What you will do
Omit the pictures and print exactly the lines of the listing below, starting at the first and ending at the line containing "const p4YTicks = [3, 3.5, 4];".

Collected data
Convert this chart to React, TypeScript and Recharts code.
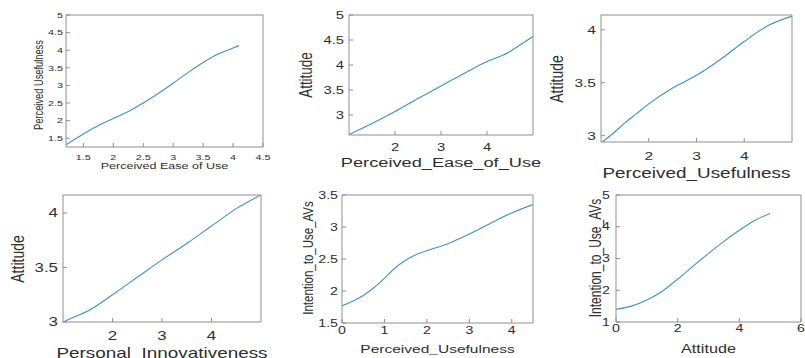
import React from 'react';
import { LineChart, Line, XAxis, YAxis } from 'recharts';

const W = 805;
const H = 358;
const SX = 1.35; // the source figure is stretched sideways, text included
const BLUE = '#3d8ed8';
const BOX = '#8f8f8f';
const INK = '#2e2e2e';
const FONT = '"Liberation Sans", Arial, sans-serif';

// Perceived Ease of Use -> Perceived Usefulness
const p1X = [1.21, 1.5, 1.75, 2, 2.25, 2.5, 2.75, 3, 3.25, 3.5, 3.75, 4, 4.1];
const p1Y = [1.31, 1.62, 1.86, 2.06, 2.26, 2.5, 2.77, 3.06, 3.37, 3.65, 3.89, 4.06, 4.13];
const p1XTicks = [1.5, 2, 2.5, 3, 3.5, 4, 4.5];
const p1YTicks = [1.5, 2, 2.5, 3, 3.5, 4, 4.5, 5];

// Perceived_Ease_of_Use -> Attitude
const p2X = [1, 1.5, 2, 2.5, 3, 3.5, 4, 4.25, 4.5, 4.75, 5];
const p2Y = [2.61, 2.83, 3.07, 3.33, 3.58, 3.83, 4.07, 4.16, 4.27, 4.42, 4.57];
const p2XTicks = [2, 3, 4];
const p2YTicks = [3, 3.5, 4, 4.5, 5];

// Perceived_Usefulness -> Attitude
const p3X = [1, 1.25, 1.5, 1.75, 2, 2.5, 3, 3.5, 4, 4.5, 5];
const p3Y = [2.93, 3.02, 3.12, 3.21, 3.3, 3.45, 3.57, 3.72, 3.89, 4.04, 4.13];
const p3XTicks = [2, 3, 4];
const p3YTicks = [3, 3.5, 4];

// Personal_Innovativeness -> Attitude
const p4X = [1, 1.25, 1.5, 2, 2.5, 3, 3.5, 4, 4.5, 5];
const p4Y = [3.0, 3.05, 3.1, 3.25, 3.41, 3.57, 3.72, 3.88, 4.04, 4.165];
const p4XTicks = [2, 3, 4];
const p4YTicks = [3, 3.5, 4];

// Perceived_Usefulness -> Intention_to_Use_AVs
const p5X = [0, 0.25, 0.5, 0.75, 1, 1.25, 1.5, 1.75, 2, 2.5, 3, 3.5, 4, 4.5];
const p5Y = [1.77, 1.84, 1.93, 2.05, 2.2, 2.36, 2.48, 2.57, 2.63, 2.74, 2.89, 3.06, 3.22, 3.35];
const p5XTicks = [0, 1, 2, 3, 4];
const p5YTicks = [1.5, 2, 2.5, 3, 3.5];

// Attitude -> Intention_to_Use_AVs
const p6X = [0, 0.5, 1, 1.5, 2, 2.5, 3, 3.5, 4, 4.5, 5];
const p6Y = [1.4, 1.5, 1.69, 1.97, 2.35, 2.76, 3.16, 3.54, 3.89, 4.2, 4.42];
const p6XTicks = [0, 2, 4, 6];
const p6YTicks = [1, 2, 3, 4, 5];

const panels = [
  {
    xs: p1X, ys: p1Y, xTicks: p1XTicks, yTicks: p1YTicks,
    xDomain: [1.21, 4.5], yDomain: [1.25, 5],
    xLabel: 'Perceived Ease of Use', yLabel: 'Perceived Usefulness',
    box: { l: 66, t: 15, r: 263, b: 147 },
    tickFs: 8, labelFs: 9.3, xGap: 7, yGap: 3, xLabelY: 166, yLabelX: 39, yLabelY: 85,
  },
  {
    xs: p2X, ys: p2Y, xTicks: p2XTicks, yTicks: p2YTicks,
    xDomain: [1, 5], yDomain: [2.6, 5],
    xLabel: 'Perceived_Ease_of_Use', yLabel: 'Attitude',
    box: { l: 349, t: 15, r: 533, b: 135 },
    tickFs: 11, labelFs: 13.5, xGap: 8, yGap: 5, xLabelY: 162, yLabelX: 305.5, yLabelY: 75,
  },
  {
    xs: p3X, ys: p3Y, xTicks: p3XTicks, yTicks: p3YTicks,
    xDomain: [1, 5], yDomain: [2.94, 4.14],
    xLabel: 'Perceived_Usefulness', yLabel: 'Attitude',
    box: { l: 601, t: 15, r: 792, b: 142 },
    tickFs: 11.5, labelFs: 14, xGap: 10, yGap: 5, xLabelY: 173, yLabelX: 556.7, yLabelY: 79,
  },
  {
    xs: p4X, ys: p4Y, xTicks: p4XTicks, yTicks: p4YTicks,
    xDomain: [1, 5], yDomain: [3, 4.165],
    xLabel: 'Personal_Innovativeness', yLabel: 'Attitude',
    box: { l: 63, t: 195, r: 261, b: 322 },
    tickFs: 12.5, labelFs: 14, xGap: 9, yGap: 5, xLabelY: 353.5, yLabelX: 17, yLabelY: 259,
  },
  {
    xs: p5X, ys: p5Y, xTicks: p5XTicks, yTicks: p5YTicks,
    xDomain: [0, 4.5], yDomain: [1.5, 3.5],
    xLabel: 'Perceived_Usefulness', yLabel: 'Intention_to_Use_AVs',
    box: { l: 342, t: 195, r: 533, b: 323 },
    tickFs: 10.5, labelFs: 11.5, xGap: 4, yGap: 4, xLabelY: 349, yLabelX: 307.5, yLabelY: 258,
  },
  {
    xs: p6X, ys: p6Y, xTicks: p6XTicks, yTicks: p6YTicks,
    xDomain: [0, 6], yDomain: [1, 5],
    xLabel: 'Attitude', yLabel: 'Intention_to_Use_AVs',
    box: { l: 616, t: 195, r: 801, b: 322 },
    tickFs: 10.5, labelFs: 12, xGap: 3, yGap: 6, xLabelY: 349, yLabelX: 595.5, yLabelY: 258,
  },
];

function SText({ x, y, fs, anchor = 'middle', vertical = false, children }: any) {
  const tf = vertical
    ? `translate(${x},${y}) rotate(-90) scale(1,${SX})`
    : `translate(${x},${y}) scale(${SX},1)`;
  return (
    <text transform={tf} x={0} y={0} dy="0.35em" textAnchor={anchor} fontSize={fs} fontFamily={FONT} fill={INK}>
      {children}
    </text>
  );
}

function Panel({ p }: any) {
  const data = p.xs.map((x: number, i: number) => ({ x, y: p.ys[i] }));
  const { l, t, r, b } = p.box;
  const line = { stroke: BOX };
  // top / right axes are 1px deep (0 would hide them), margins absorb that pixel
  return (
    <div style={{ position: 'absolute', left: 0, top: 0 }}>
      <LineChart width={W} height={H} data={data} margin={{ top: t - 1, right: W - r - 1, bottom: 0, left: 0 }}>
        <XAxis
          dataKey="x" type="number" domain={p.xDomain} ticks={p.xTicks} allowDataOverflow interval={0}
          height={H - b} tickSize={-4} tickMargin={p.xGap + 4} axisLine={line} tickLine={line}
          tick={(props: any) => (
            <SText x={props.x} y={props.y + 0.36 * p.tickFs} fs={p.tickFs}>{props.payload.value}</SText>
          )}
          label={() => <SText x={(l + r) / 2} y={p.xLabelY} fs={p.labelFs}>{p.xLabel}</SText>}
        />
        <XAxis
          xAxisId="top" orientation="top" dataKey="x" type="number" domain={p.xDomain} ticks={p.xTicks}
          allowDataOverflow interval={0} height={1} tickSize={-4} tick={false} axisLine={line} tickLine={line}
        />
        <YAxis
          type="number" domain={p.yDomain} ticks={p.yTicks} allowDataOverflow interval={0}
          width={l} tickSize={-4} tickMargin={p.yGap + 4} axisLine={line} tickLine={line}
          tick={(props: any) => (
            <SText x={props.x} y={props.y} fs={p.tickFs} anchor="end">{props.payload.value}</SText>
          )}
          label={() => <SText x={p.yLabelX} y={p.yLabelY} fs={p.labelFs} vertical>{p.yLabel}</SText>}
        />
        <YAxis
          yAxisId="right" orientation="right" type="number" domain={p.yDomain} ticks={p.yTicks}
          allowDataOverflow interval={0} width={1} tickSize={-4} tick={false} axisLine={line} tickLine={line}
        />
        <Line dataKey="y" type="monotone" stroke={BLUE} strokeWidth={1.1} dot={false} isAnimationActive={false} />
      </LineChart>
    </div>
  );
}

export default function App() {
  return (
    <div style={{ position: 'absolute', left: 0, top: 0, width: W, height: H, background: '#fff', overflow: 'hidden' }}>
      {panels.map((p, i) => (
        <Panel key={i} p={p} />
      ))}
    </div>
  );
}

Task result
Convert this chart to React, TypeScript and Recharts code.
import React from 'react';
import { LineChart, Line, XAxis, YAxis } from 'recharts';

const W = 805;
const H = 358;
const SX = 1.35; // the source figure is stretched sideways, text included
const BLUE = '#3d8ed8';
const BOX = '#8f8f8f';
const INK = '#2e2e2e';
const FONT = '"Liberation Sans", Arial, sans-serif';

// Perceived Ease of Use -> Perceived Usefulness
const p1X = [1.21, 1.5, 1.75, 2, 2.25, 2.5, 2.75, 3, 3.25, 3.5, 3.75, 4, 4.1];
const p1Y = [1.31, 1.62, 1.86, 2.06, 2.26, 2.5, 2.77, 3.06, 3.37, 3.65, 3.89, 4.06, 4.13];
const p1XTicks = [1.5, 2, 2.5, 3, 3.5, 4, 4.5];
const p1YTicks = [1.5, 2, 2.5, 3, 3.5, 4, 4.5, 5];

// Perceived_Ease_of_Use -> Attitude
const p2X = [1, 1.5, 2, 2.5, 3, 3.5, 4, 4.25, 4.5, 4.75, 5];
const p2Y = [2.61, 2.83, 3.07, 3.33, 3.58, 3.83, 4.07, 4.16, 4.27, 4.42, 4.57];
const p2XTicks = [2, 3, 4];
const p2YTicks = [3, 3.5, 4, 4.5, 5];

// Perceived_Usefulness -> Attitude
const p3X = [1, 1.25, 1.5, 1.75, 2, 2.5, 3, 3.5, 4, 4.5, 5];
const p3Y = [2.93, 3.02, 3.12, 3.21, 3.3, 3.45, 3.57, 3.72, 3.89, 4.04, 4.13];
const p3XTicks = [2, 3, 4];
const p3YTicks = [3, 3.5, 4];

// Personal_Innovativeness -> Attitude
const p4X = [1, 1.25, 1.5, 2, 2.5, 3, 3.5, 4, 4.5, 5];
const p4Y = [3.0, 3.05, 3.1, 3.25, 3.41, 3.57, 3.72, 3.88, 4.04, 4.165];
const p4XTicks = [2, 3, 4];
const p4YTicks = [3, 3.5, 4];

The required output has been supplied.